Эти влияния и взаимные воздействия можем назвать борьбой, преодолеванием, поглощением, преображением, преодолением, оформлением в те или другие формы психопредставления новых видов, распадающихся на технические средства и орудия борьбы и художественные формы. Это есть все виды никогда <всегда> неизменного и недвижного бытия. Все эти орудия являются утилитарным производством, результатом видения человеком благого образа и осуществления этого видения в реальную вещь, <благо образа,> вызывающего борьбу, сама же борьба есть не что иное, как формы труда (фикция), труд рационалистичен (фикция), иного труда не может быть, а все то, что иррационально — можно отнести к искусству, в этом случае оно беспредметно, это не фикция, но если иррациональное начинает рационализироваться, <то оно> становится фикцией, представлением.
Утилитарное гражданство иррациональных вещей не приемлет, называет их абстрактными отвлечениями; таковое художество для них глупость, безделье, бессмысленность. Но еще ни одно произведение в продолжении веков не оказалось глупостью, наоборот, оно становилось ценнее, поскольку из его состава выветривалось содержание, фикция жизни граждан, например: икона в музейном собрании — фикция религиозная отпала, осталось в ней искусство беспредметное, действительность.
Все предметы утгражданского <утилитарного гражданского> обихода, а также и харчевое устройство жизни обнаружил<и> свою нелепость, свою фикцию, но не реальность, хотя и был<и> осмысливаем<ы> и вытекал<и> из рационалистического, логического намерения выйти к созданию реально удобной вещи; оказалось, что удобное для моего тела было удобством короткого времени: как только тело полежит немного, то оказывается, как ни хороша кровать, а все же руку отлежал, бокам неудобно стало лежать, спинка стула мешает сидеть покойно и хорошо, тело мечется во все стороны, весь недостаток недомысла сказывается через каждые полчаса. Произведение же оказывается удобно веками, и удобно оно потому, что оно не имеет утилитарного смысла, поэтому оно предметно никогда быть не может, как и отражать жизнь других харче-религиозных идей. Такое искусство уничтожается народом, как он только выявил новую идею религии, или <новое> харчевое устроительство; уничтожается потому, что в этих произведениях выражены те лица, предметы, которые перестали быть удобными для тела и «духа», они ломаются, как негодные, неудобные орудия, мебель. Таким образом, художество иррациональное есть то, что является вечным, беспредметным, вне идей.

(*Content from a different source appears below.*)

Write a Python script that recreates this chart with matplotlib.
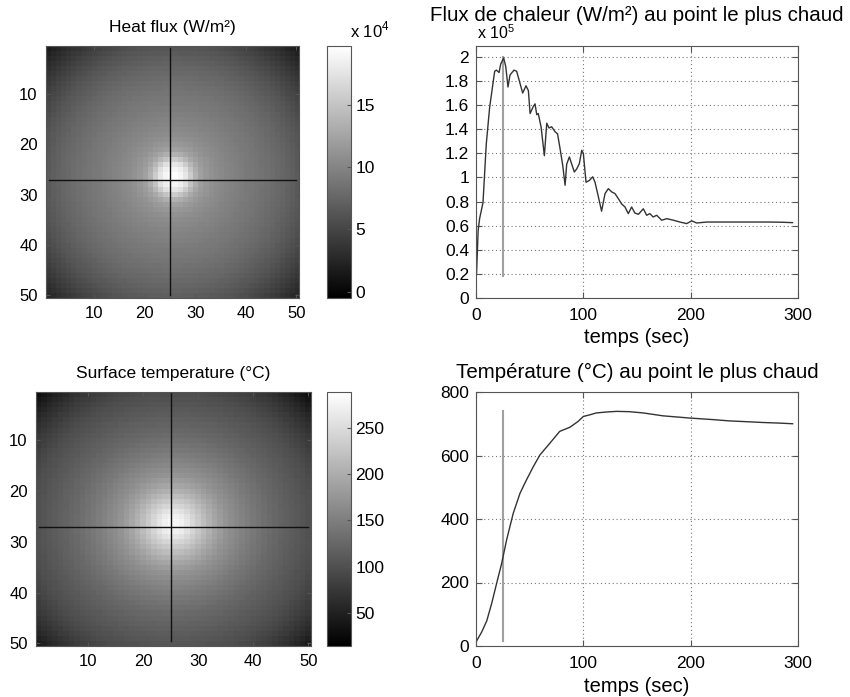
import numpy as np
import matplotlib
matplotlib.use('Agg')
import matplotlib.pyplot as plt

plt.rcParams['font.family'] = ['Liberation Sans', 'DejaVu Sans']
plt.rcParams['mathtext.fontset'] = 'custom'
plt.rcParams['mathtext.rm'] = 'Liberation Sans'

# ---------------- data ----------------
# heat flux at hottest point (x 1e5 W/m2) vs time (s)
flux_t = [0.5, 2, 3.4, 6.5, 9.6, 12.7, 17.4, 19, 21.5, 23, 25.8, 27.7, 29.8, 31.7, 35.4, 37.9,
          41, 43.5, 46.6, 48.8, 50.4, 53.5, 55, 56.6, 58, 60.6, 63.7, 65.9, 68, 70.5, 73.6, 76,
          78.3, 80.8, 83, 84.5, 87, 89, 91.6, 93.8, 96.3, 98.5, 100, 102.5, 105.6, 108.7, 110.9,
          114, 117, 120.2, 123.3, 126.4, 129.5, 132.6, 135.7, 138.8, 141.9, 145, 148, 151.3,
          155.9, 159, 162, 165, 168.4, 173, 177.7, 184, 190, 196.3, 201, 205.6, 214.9, 230,
          252, 273.9, 286, 294.9]
flux_v = [0.20, 0.56, 0.66, 0.79, 1.28, 1.58, 1.88, 1.89, 1.87, 1.94, 1.99, 1.92, 1.75, 1.85,
          1.89, 1.88, 1.78, 1.70, 1.76, 1.72, 1.53, 1.59, 1.61, 1.52, 1.53, 1.42, 1.18, 1.45,
          1.41, 1.42, 1.38, 1.36, 1.24, 1.10, 0.935, 1.11, 1.17, 1.115, 1.045, 1.07, 1.115,
          1.225, 1.20, 0.96, 0.975, 1.005, 0.96, 0.84, 0.72, 0.866, 0.907, 0.88, 0.866, 0.824,
          0.78, 0.755, 0.70, 0.755, 0.705, 0.694, 0.74, 0.686, 0.70, 0.672, 0.686, 0.645,
          0.658, 0.645, 0.63, 0.617, 0.64, 0.622, 0.63, 0.63, 0.63, 0.63, 0.628, 0.625]

# temperature at hottest point (deg C) vs time (s)
temp_t = [0.6, 5.3, 10, 14.6, 19.2, 23.9, 28.5, 34.7, 41, 47, 53.4, 59.6, 68.9, 78, 87.5, 95,
          100, 106, 112, 121.6, 131, 143, 156, 174, 199, 221, 236, 255, 267, 283, 295]
temp_v = [16, 44, 79, 134, 197, 260, 334, 418, 481, 523, 565, 602, 639, 676, 689, 707,
          723, 728, 734, 737, 739, 738, 734, 725, 718, 713, 709, 706, 704, 702, 700]

# snapshot time marker
t_mark = 25
flux_mark = [0.18, 2.0]
temp_mark = [15, 740]

# radial profiles of the maps around the hot spot
hot_x, hot_y = 25.5, 26.5
flux_r = [0, 1, 2, 3, 4, 5, 6, 8, 10, 14, 18, 22, 26, 30, 34, 37]
flux_map_v = [19.6, 19.3, 18.5, 17.0, 14.5, 12.8, 11.8, 10.8, 10.2, 9.3, 8.5, 7.5, 6.2,
              4.5, 2.5, 0.5]
temp_r = [0, 2, 4, 6, 8, 10, 14, 18, 22, 26, 30, 33, 36]
temp_map_v = [285, 270, 240, 212, 188, 170, 146, 127, 112, 97, 75, 52, 22]

cross_x, cross_y = 25, 27

flux_cticks = [0, 5, 10, 15]
temp_cticks = [50, 100, 150, 200, 250]
map_ticks = [10, 20, 30, 40, 50]

# ---------------- figure ----------------
W, H = 850, 697
fig = plt.figure(figsize=(W / 100, H / 100), dpi=100)


def ax_px(x0, y0, x1, y1):
    return fig.add_axes([x0 / W, 1 - y1 / H, (x1 - x0) / W, (y1 - y0) / H])


spine_col = '#555555'
ii = np.arange(1, 51)
XX, YY = np.meshgrid(ii, ii)
RR = np.hypot(XX - hot_x, YY - hot_y)
flux_img = np.interp(RR, flux_r, flux_map_v)
temp_img = np.interp(RR, temp_r, temp_map_v)


def style_map(ax, title, pad):
    ax.set_xticks(map_ticks)
    ax.set_yticks(map_ticks)
    ax.tick_params(direction='in', top=True, right=True, length=3, labelsize=12,
                   color=spine_col, pad=6)
    for s in ax.spines.values():
        s.set_color(spine_col)
    ax.set_title(title, fontsize=12.5, pad=pad)


def style_cbar(cax, cb):
    cax.tick_params(direction='in', right=True, left=False, length=3, labelsize=12.5,
                    color=spine_col, pad=3)
    cb.outline.set_edgecolor(spine_col)


# top-left: heat flux map
ax1 = ax_px(46, 46, 299, 298)
im1 = ax1.imshow(flux_img, cmap='gray', vmin=-0.5, vmax=19.7, extent=(0.5, 50.5, 50.5, 0.5),
                 aspect='auto', interpolation='nearest')
ax1.plot([cross_x, cross_x], [0.8, 50], color='#111111', lw=1)
ax1.plot([1, 50], [cross_y, cross_y], color='#111111', lw=1)
style_map(ax1, 'Heat flux (W/m²)', 10)
cax1 = ax_px(327, 46, 351, 298)
cb1 = fig.colorbar(im1, cax=cax1, ticks=flux_cticks)
style_cbar(cax1, cb1)
fig.text(350 / W, 1 - 37 / H, r'x 10$^{\mathrm{4}}$', fontsize=12, ha='left', va='baseline')

# bottom-left: temperature map
ax3 = ax_px(36, 392, 311, 646)
im3 = ax3.imshow(temp_img, cmap='gray', vmin=14, vmax=289, extent=(0.5, 50.5, 50.5, 0.5),
                 aspect='auto', interpolation='nearest')
ax3.plot([cross_x, cross_x], [0.5, 49.5], color='#111111', lw=1)
ax3.plot([1, 50], [cross_y, cross_y], color='#111111', lw=1)
style_map(ax3, 'Surface temperature (°C)', 10)
cax3 = ax_px(327, 392, 351, 646)
cb3 = fig.colorbar(im3, cax=cax3, ticks=temp_cticks)
style_cbar(cax3, cb3)


def style_line(ax, title, pad):
    ax.set_xlim(0, 300)
    ax.set_xticks([0, 100, 200, 300])
    ax.grid(True, linestyle=(0, (1, 2.5)), color='#777777', lw=0.8)
    ax.tick_params(direction='in', top=True, right=True, length=4, labelsize=12.5,
                   color=spine_col, pad=5)
    ax.tick_params(axis='x', pad=7)
    for s in ax.spines.values():
        s.set_color(spine_col)
    ax.set_title(title, fontsize=14.8, pad=pad)
    ax.set_xlabel('temps (sec)', fontsize=14.5, va='center')
    ax.xaxis.set_label_coords(0.5, -0.158)


# top-right: heat flux curve
ax2 = ax_px(476, 46, 798, 298)
ax2.plot([t_mark, t_mark], flux_mark, color='#a0a0a0', lw=1.5)
ax2.plot(flux_t, flux_v, color='#333333', lw=1)
ax2.set_ylim(0, 2.09)
ax2.set_yticks(np.arange(0, 2.01, 0.2))
ax2.set_yticklabels(['0', '0.2', '0.4', '0.6', '0.8', '1', '1.2', '1.4', '1.6', '1.8', '2'])
style_line(ax2, 'Flux de chaleur (W/m²) au point le plus chaud', 18)
fig.text(477 / W, 1 - 39 / H, r'x 10$^{\mathrm{5}}$', fontsize=11.5, ha='left', va='baseline')

# bottom-right: temperature curve
ax4 = ax_px(476, 392, 798, 646)
ax4.plot([t_mark, t_mark], temp_mark, color='#a0a0a0', lw=1.5)
ax4.plot(temp_t, temp_v, color='#333333', lw=1)
ax4.set_ylim(0, 800)
ax4.set_yticks([0, 200, 400, 600, 800])
style_line(ax4, 'Température (°C) au point le plus chaud', 10)

fig.savefig('out.png', dpi=100)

Эти точки зрения гражданами-предметниками считаются глупостью, ибо таковое искусство не имеет рационального, непосредственного, необходимого соприкосновения с обстоятельствами жизни, оно не объективно, а индивидуально, оно анархично — вне власти и вне политики. Дело его выражается термином «красота», то <есть тем>, что не имеет объективного понятия <значения> и не имеет времени, оно способно то уходить, то приходить: африканские божки <красотой> свое<й> форм<ы> могут овладеть людьми, которые живут в царстве электричества и радио.
Вопрос о хлебе не ставится как о красоте, также <как> и <вопрос> о железнодорожном пути (сомнительной нужности) — это объективные, «конкретные» и «общенужные явления», и борьба за них тоже не есть красота, а необходимость. Но, с другой стороны, это «утилитарное объективное общество» все же утверждает, что художество не глупость, наоборот, <художество> признается им высшим обстоятельством, высшим методом оформления всех рационалистических действий человека, как бы приобща<ющим> их к художеству; <общество> хочет сделать их вечными, обратить в покой, чего не могут дать никакие рациональные предметы техники. Но, конечно, оно считает его не глупым постольку, поскольку выражено его гражданское лицо, его жизнь — плуги, молоты, крестины, снопы ржаные или хризантемы, свадьба, похороны, браки.